> **Provided records**
- - -
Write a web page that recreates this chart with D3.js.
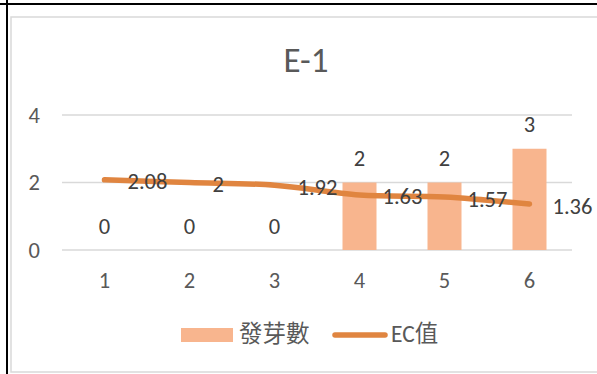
<!DOCTYPE html>
<html>
<head>
<meta charset="utf-8">
<script src="https://cdn.jsdelivr.net/npm/d3@7"></script>
<style>
  html, body { margin: 0; padding: 0; background: #fff; }
  svg { display: block; }
  text { font-family: Carlito, Calibri, "Noto Sans CJK TC", sans-serif; }
</style>
</head>
<body>
<div id="chart"></div>
<script>
// Chart data
const categories = ["1","2","3","4","5","6"];
const sprouts = [0, 0, 0, 2, 2, 3];          // 發芽數 (bars)
const ecValues = [2.08, 2, 1.92, 1.63, 1.57, 1.36]; // EC值 (line)
const yTicks = [0, 2, 4];
const seriesNames = ["發芽數", "EC值"];

const barColor = "#F8B58E";
const lineColor = "#E08540";

const width = 597, height = 374;
const svg = d3.select("#chart").append("svg")
  .attr("width", width)
  .attr("height", height);

// page borders (table cell lines)
svg.append("line").attr("x1",0).attr("y1",4).attr("x2",width).attr("y2",4)
  .attr("stroke","#000").attr("stroke-width",2);
svg.append("line").attr("x1",7).attr("y1",0).attr("x2",7).attr("y2",height)
  .attr("stroke","#000").attr("stroke-width",2);

// chart area border
svg.append("rect")
  .attr("x",11).attr("y",17).attr("width",width).attr("height",355)
  .attr("fill","#fff").attr("stroke","#D9D9D9").attr("stroke-width",1.5);

// title
svg.append("text")
  .attr("x",306).attr("y",72)
  .attr("text-anchor","middle")
  .style("font-size","35px")
  .attr("fill","#595959")
  .text("E-1");

const x = d3.scaleBand().domain(categories).range([62, 572]);
const y = d3.scaleLinear().domain([0, 4]).range([250, 115]);
const barW = x.bandwidth() * 0.4;
const cx = c => x(c) + x.bandwidth() / 2;

// gridlines + y labels
yTicks.forEach(t => {
  svg.append("line")
    .attr("x1",62).attr("x2",572)
    .attr("y1",y(t)).attr("y2",y(t))
    .attr("stroke","#D9D9D9").attr("stroke-width",1.5);
  svg.append("text")
    .attr("x",40).attr("y",y(t))
    .attr("text-anchor","end")
    .attr("dominant-baseline","central")
    .style("font-size","22.5px")
    .attr("fill","#595959")
    .text(t);
});

// x labels
categories.forEach(c => {
  svg.append("text")
    .attr("x",cx(c)).attr("y",280.5)
    .attr("text-anchor","middle")
    .attr("dominant-baseline","central")
    .style("font-size","22.5px")
    .attr("fill","#595959")
    .text(c);
});

// bars
svg.selectAll(".bar").data(sprouts).enter().append("rect")
  .attr("x",(d,i)=> cx(categories[i]) - barW/2)
  .attr("y",d=> y(d))
  .attr("width",barW)
  .attr("height",d=> y(0) - y(d))
  .attr("fill",barColor);

// bar labels
sprouts.forEach((d,i)=>{
  svg.append("text")
    .attr("x",cx(categories[i]))
    .attr("y",y(d) - 24)
    .attr("text-anchor","middle")
    .attr("dominant-baseline","central")
    .style("font-size","22.5px")
    .attr("fill","#404040")
    .text(d);
});

// EC line (smoothed)
const line = d3.line()
  .x((d,i)=> cx(categories[i]))
  .y(d=> y(d))
  .curve(d3.curveCardinal.tension(0));

svg.append("path")
  .datum(ecValues)
  .attr("d",line)
  .attr("fill","none")
  .attr("stroke",lineColor)
  .attr("stroke-width",5.5)
  .attr("stroke-linecap","round")
  .attr("stroke-linejoin","round");

// line labels (right of point)
ecValues.forEach((d,i)=>{
  svg.append("text")
    .attr("x",cx(categories[i]) + 23)
    .attr("y",y(d) + 2)
    .attr("dominant-baseline","central")
    .style("font-size","22.5px")
    .attr("fill","#404040")
    .text(d);
});

// legend
svg.append("rect")
  .attr("x",181).attr("y",328).attr("width",52).attr("height",14)
  .attr("fill",barColor);
svg.append("text")
  .attr("x",239).attr("y",334)
  .attr("dominant-baseline","central")
  .style("font-size","23.5px")
  .attr("fill","#595959")
  .text(seriesNames[0]);
svg.append("line")
  .attr("x1",335).attr("x2",385).attr("y1",335).attr("y2",335)
  .attr("stroke",lineColor).attr("stroke-width",5.5)
  .attr("stroke-linecap","round");
svg.append("text")
  .attr("x",391).attr("y",334)
  .attr("dominant-baseline","central")
  .style("font-size","23.5px")
  .attr("fill","#595959")
  .text(seriesNames[1]);
</script>
</body>
</html>
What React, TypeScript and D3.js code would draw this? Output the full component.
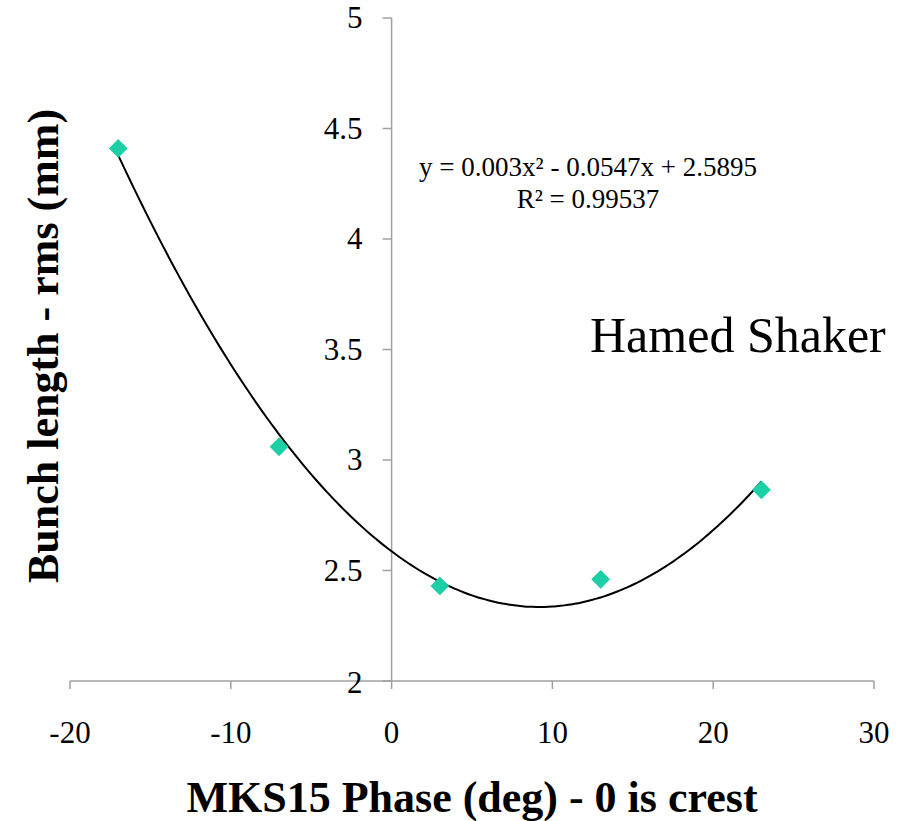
import React from 'react';
import * as d3 from 'd3';

const phases = [-17, -7, 3, 13, 23];
const bunchLengths = [4.41, 3.06, 2.43, 2.46, 2.865];
const xTicks = [-20, -10, 0, 10, 20, 30];
const yTicks = [2, 2.5, 3, 3.5, 4, 4.5, 5];
const equationText = 'y = 0.003x² - 0.0547x + 2.5895';
const r2Text = 'R² = 0.99537';

const W = 906;
const H = 821;
const serif = '"Liberation Serif", "Times New Roman", serif';

// least squares quadratic through the points (polynomial trendline)
function quadFit(xs: number[], ys: number[]) {
  const s = [0, 0, 0, 0, 0], t = [0, 0, 0];
  xs.forEach((xv, i) => {
    for (let k = 0; k < 5; k++) s[k] += Math.pow(xv, k);
    for (let k = 0; k < 3; k++) t[k] += Math.pow(xv, k) * ys[i];
  });
  // solve 3x3 normal equations for [a0, a1, a2]
  const m = [
    [s[0], s[1], s[2], t[0]],
    [s[1], s[2], s[3], t[1]],
    [s[2], s[3], s[4], t[2]],
  ];
  for (let c = 0; c < 3; c++) {
    for (let r = c + 1; r < 3; r++) {
      const f = m[r][c] / m[c][c];
      for (let k = c; k < 4; k++) m[r][k] -= f * m[c][k];
    }
  }
  const a = [0, 0, 0];
  for (let r = 2; r >= 0; r--) {
    let v = m[r][3];
    for (let k = r + 1; k < 3; k++) v -= m[r][k] * a[k];
    a[r] = v / m[r][r];
  }
  return (v: number) => a[0] + a[1] * v + a[2] * v * v;
}

export default function App() {
  const x = d3.scaleLinear().domain([-20, 30]).range([70, 874]);
  const y = d3.scaleLinear().domain([2, 5]).range([681, 18]);

  const fit = quadFit(phases, bunchLengths);
  const fitX = d3.range(phases[0], phases[phases.length - 1] + 0.01, 0.25);
  const line = d3.line<number>()
    .x(d => x(d))
    .y(d => y(fit(d)))
    .curve(d3.curveMonotoneX);

  const diamond = d3.symbol().type(d3.symbolDiamond2).size(225)();

  return (
    <svg width={W} height={H} style={{position: 'absolute', left: 0, top: 0}}>
      <rect width={W} height={H} fill="#fff" />
      {/* x axis */}
      <line x1={x(-20)} x2={x(30)} y1={y(2)} y2={y(2)} stroke="#a0a0a0" strokeWidth={1.5} />
      {xTicks.map(t => (
        <g key={'x' + t}>
          <line x1={x(t)} x2={x(t)} y1={y(2)} y2={y(2) + 8} stroke="#a0a0a0" strokeWidth={1.5} />
          <text x={x(t)} y={743} textAnchor="middle" fontFamily={serif} fontSize={31}>{t}</text>
        </g>
      ))}
      {/* y axis at x=0 */}
      <line x1={x(0)} x2={x(0)} y1={y(2)} y2={y(5)} stroke="#a0a0a0" strokeWidth={1.5} />
      {yTicks.map(t => (
        <g key={'y' + t}>
          <line x1={x(0) - 9} x2={x(0)} y1={y(t)} y2={y(t)} stroke="#a0a0a0" strokeWidth={1.5} />
          <text x={x(0) - 29} y={y(t) + 10 + (t === 2 ? 2 : 0)} textAnchor="end" fontFamily={serif} fontSize={31}>{t}</text>
        </g>
      ))}
      {/* trend line */}
      <path d={line(fitX) || ''} fill="none" stroke="#000" strokeWidth={2} />
      {/* points */}
      {phases.map((p, i) => (
        <path key={'p' + i} d={diamond || ''} transform={`translate(${x(p)},${y(bunchLengths[i])})`} fill="#1dcfa6" />
      ))}
      <text x={588} y={176} textAnchor="middle" fontFamily={serif} fontSize={27}>{equationText}</text>
      <text x={588} y={208} textAnchor="middle" fontFamily={serif} fontSize={27}>{r2Text}</text>
      <text x={590} y={352} fontFamily={serif} fontSize={50}>Hamed Shaker</text>
      <text x={472} y={812} textAnchor="middle" fontFamily={serif} fontSize={44} fontWeight="bold">MKS15 Phase (deg) - 0 is crest</text>
      <text transform="translate(58,346) rotate(-90)" textAnchor="middle" fontFamily={serif} fontSize={44} fontWeight="bold">Bunch length - rms (mm)</text>
    </svg>
  );
}
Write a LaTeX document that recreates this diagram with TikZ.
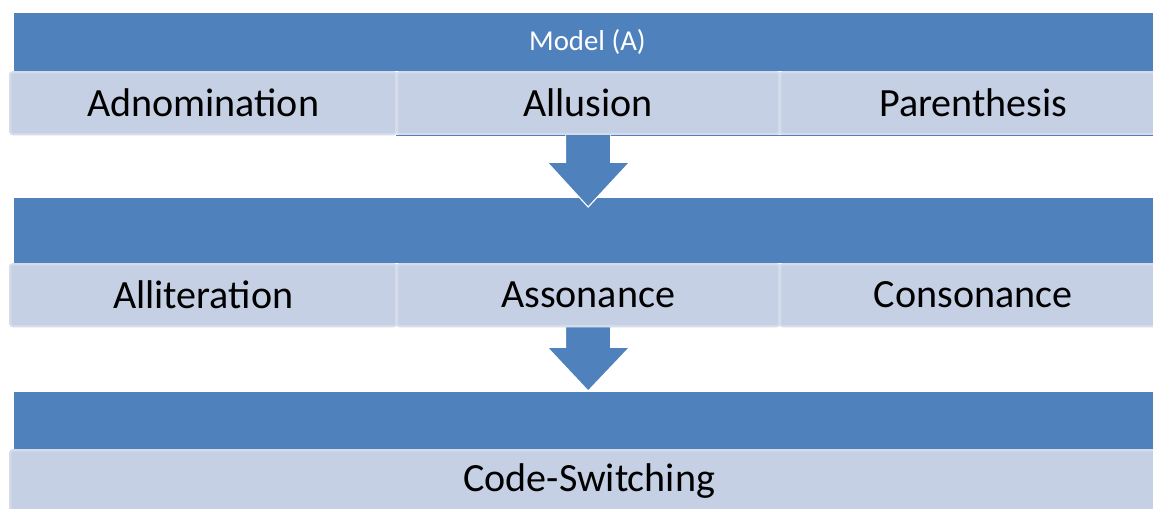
\documentclass[tikz,border=0pt]{standalone}
\usepackage{fontspec}
\setmainfont{Carlito}
\usepackage{tikz}
\usetikzlibrary{positioning,calc}

\definecolor{barblue}{HTML}{4F81BD}
\definecolor{rowfill}{HTML}{C5D0E4}
\definecolor{rowline}{HTML}{D4DCEB}

\tikzset{
  bar/.style={fill=barblue,draw=none,anchor=north west,inner sep=0pt},
  cell/.style={fill=rowfill,draw=rowline,line width=1.6pt,rounded corners=2pt,
    anchor=north west,inner sep=0pt,font=\fontsize{28.5}{32}\selectfont},
  downarrow/.style={fill=barblue,draw=white,line width=0.8pt}
}

\begin{document}
\begin{tikzpicture}[x=0.025cm,y=-0.025cm]
  \useasboundingbox[fill=white] (0,0) rectangle (1153,508);

  % first level
  \node[bar,minimum width=28.65cm,minimum height=1.45cm,text=white,
    font=\fontsize{20.5}{24}\selectfont] (bar1) at (14,13) {Model (A)};
  \node[cell,minimum width=9.65cm,minimum height=1.55cm] (adnom) at (9,71) {Adnomination};
  \node[cell,minimum width=9.55cm,minimum height=1.55cm] (allusion) at (396,71) {Allusion};
  \node[cell,minimum width=9.65cm,minimum height=1.55cm] (paren) at (779,71) {Parenthesis};
  \draw[barblue,line width=1pt] (allusion.south west) -- (paren.south east);

  % second level
  \node[bar,minimum width=28.65cm,minimum height=1.625cm] (bar2) at (14,198) {};
  \node[cell,minimum width=9.65cm,minimum height=1.55cm] (allit) at (9,263) {Alliteration};
  \node[cell,minimum width=9.55cm,minimum height=1.55cm] (asson) at (396,263) {Assonance};
  \node[cell,minimum width=9.65cm,minimum height=1.55cm] (conson) at (779,263) {Consonance};

  % third level
  \node[bar,minimum width=28.65cm,minimum height=1.425cm] (bar3) at (14,392) {};
  \node[cell,minimum width=28.95cm,minimum height=1.55cm] (codesw) at (9,449) {Code-Switching};

  % arrows
  \fill[downarrow] ($(allusion.south)+(-22.5,0)$) -- ++(0,27) -- ++(-18.5,0)
    -- ($(allusion.south |- bar2.north)+(0,9)$)
    -- ($(allusion.south)+(41.5,27)$) -- ++(-19,0) -- ++(0,-27);
  \fill[downarrow] ($(asson.south)+(-22.5,0)$) -- ++(0,20) -- ++(-18.5,0)
    -- ($(asson.south |- bar3.north)+(0,-1)$)
    -- ($(asson.south)+(41.5,20)$) -- ++(-19,0) -- ++(0,-20);
\end{tikzpicture}
\end{document}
- - -
> **Exercise directions**
Pick out the part that begins with the line containing "Write a LaTeX" and finishes with the line containing "(0,0) rectangle (1153,508);", both included. Restate it exactly, without images.

> **Exercise answer**
Write a LaTeX document that recreates this diagram with TikZ.
\documentclass[tikz,border=0pt]{standalone}
\usepackage{fontspec}
\setmainfont{Carlito}
\usepackage{tikz}
\usetikzlibrary{positioning,calc}

\definecolor{barblue}{HTML}{4F81BD}
\definecolor{rowfill}{HTML}{C5D0E4}
\definecolor{rowline}{HTML}{D4DCEB}

\tikzset{
  bar/.style={fill=barblue,draw=none,anchor=north west,inner sep=0pt},
  cell/.style={fill=rowfill,draw=rowline,line width=1.6pt,rounded corners=2pt,
    anchor=north west,inner sep=0pt,font=\fontsize{28.5}{32}\selectfont},
  downarrow/.style={fill=barblue,draw=white,line width=0.8pt}
}

\begin{document}
\begin{tikzpicture}[x=0.025cm,y=-0.025cm]
  \useasboundingbox[fill=white] (0,0) rectangle (1153,508);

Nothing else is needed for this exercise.